-- start Data segment --

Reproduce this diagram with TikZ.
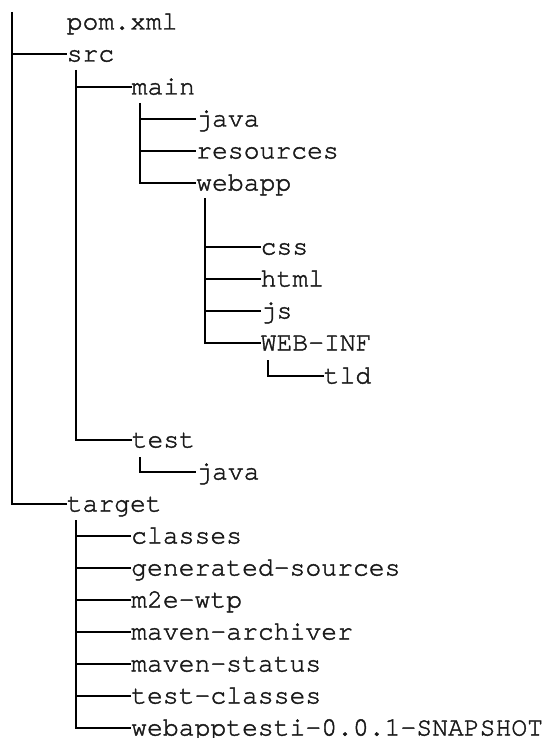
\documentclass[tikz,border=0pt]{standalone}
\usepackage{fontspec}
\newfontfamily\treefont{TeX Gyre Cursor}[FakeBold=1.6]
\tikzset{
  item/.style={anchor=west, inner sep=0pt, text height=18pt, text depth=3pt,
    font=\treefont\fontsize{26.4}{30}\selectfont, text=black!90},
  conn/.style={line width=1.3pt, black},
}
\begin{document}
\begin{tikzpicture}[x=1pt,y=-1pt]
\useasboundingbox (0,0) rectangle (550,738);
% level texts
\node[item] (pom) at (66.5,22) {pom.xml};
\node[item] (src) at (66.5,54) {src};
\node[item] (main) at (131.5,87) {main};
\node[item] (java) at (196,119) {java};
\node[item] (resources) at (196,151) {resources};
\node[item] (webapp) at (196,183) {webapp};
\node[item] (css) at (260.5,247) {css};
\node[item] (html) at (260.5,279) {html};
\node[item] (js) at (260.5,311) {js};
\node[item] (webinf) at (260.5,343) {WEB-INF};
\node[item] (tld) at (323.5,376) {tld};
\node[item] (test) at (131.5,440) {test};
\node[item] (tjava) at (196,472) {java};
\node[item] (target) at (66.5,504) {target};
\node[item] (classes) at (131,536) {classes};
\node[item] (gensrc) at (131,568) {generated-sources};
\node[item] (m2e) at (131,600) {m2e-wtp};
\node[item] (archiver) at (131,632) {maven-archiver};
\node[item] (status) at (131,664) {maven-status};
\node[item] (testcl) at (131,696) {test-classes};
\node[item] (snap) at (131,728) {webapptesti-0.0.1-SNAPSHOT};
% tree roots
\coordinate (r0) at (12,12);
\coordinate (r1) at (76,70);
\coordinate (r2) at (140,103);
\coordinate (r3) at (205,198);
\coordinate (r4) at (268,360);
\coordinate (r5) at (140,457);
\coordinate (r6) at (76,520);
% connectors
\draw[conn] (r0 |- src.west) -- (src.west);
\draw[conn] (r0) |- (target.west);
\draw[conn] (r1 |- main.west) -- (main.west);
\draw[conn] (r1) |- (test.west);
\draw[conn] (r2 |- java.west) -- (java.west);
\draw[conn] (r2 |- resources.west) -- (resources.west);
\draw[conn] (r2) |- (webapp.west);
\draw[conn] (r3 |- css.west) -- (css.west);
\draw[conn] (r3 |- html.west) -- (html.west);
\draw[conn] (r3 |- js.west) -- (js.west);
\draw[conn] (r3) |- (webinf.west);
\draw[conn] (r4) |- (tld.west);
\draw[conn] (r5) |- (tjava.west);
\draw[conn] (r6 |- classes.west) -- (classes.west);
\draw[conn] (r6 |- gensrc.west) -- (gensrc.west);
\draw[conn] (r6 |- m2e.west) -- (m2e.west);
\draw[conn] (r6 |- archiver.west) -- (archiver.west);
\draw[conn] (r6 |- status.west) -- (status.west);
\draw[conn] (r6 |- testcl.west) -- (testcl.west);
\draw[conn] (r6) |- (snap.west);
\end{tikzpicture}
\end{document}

-- end Data segment --

Except for the pictures, print the data above exactly.

__Correct output__:
Reproduce this diagram with TikZ.
\documentclass[tikz,border=0pt]{standalone}
\usepackage{fontspec}
\newfontfamily\treefont{TeX Gyre Cursor}[FakeBold=1.6]
\tikzset{
  item/.style={anchor=west, inner sep=0pt, text height=18pt, text depth=3pt,
    font=\treefont\fontsize{26.4}{30}\selectfont, text=black!90},
  conn/.style={line width=1.3pt, black},
}
\begin{document}
\begin{tikzpicture}[x=1pt,y=-1pt]
\useasboundingbox (0,0) rectangle (550,738);
% level texts
\node[item] (pom) at (66.5,22) {pom.xml};
\node[item] (src) at (66.5,54) {src};
\node[item] (main) at (131.5,87) {main};
\node[item] (java) at (196,119) {java};
\node[item] (resources) at (196,151) {resources};
\node[item] (webapp) at (196,183) {webapp};
\node[item] (css) at (260.5,247) {css};
\node[item] (html) at (260.5,279) {html};
\node[item] (js) at (260.5,311) {js};
\node[item] (webinf) at (260.5,343) {WEB-INF};
\node[item] (tld) at (323.5,376) {tld};
\node[item] (test) at (131.5,440) {test};
\node[item] (tjava) at (196,472) {java};
\node[item] (target) at (66.5,504) {target};
\node[item] (classes) at (131,536) {classes};
\node[item] (gensrc) at (131,568) {generated-sources};
\node[item] (m2e) at (131,600) {m2e-wtp};
\node[item] (archiver) at (131,632) {maven-archiver};
\node[item] (status) at (131,664) {maven-status};
\node[item] (testcl) at (131,696) {test-classes};
\node[item] (snap) at (131,728) {webapptesti-0.0.1-SNAPSHOT};
% tree roots
\coordinate (r0) at (12,12);
\coordinate (r1) at (76,70);
\coordinate (r2) at (140,103);
\coordinate (r3) at (205,198);
\coordinate (r4) at (268,360);
\coordinate (r5) at (140,457);
\coordinate (r6) at (76,520);
% connectors
\draw[conn] (r0 |- src.west) -- (src.west);
\draw[conn] (r0) |- (target.west);
\draw[conn] (r1 |- main.west) -- (main.west);
\draw[conn] (r1) |- (test.west);
\draw[conn] (r2 |- java.west) -- (java.west);
\draw[conn] (r2 |- resources.west) -- (resources.west);
\draw[conn] (r2) |- (webapp.west);
\draw[conn] (r3 |- css.west) -- (css.west);
\draw[conn] (r3 |- html.west) -- (html.west);
\draw[conn] (r3 |- js.west) -- (js.west);
\draw[conn] (r3) |- (webinf.west);
\draw[conn] (r4) |- (tld.west);
\draw[conn] (r5) |- (tjava.west);
\draw[conn] (r6 |- classes.west) -- (classes.west);
\draw[conn] (r6 |- gensrc.west) -- (gensrc.west);
\draw[conn] (r6 |- m2e.west) -- (m2e.west);
\draw[conn] (r6 |- archiver.west) -- (archiver.west);
\draw[conn] (r6 |- status.west) -- (status.west);
\draw[conn] (r6 |- testcl.west) -- (testcl.west);
\draw[conn] (r6) |- (snap.west);
\end{tikzpicture}
\end{document}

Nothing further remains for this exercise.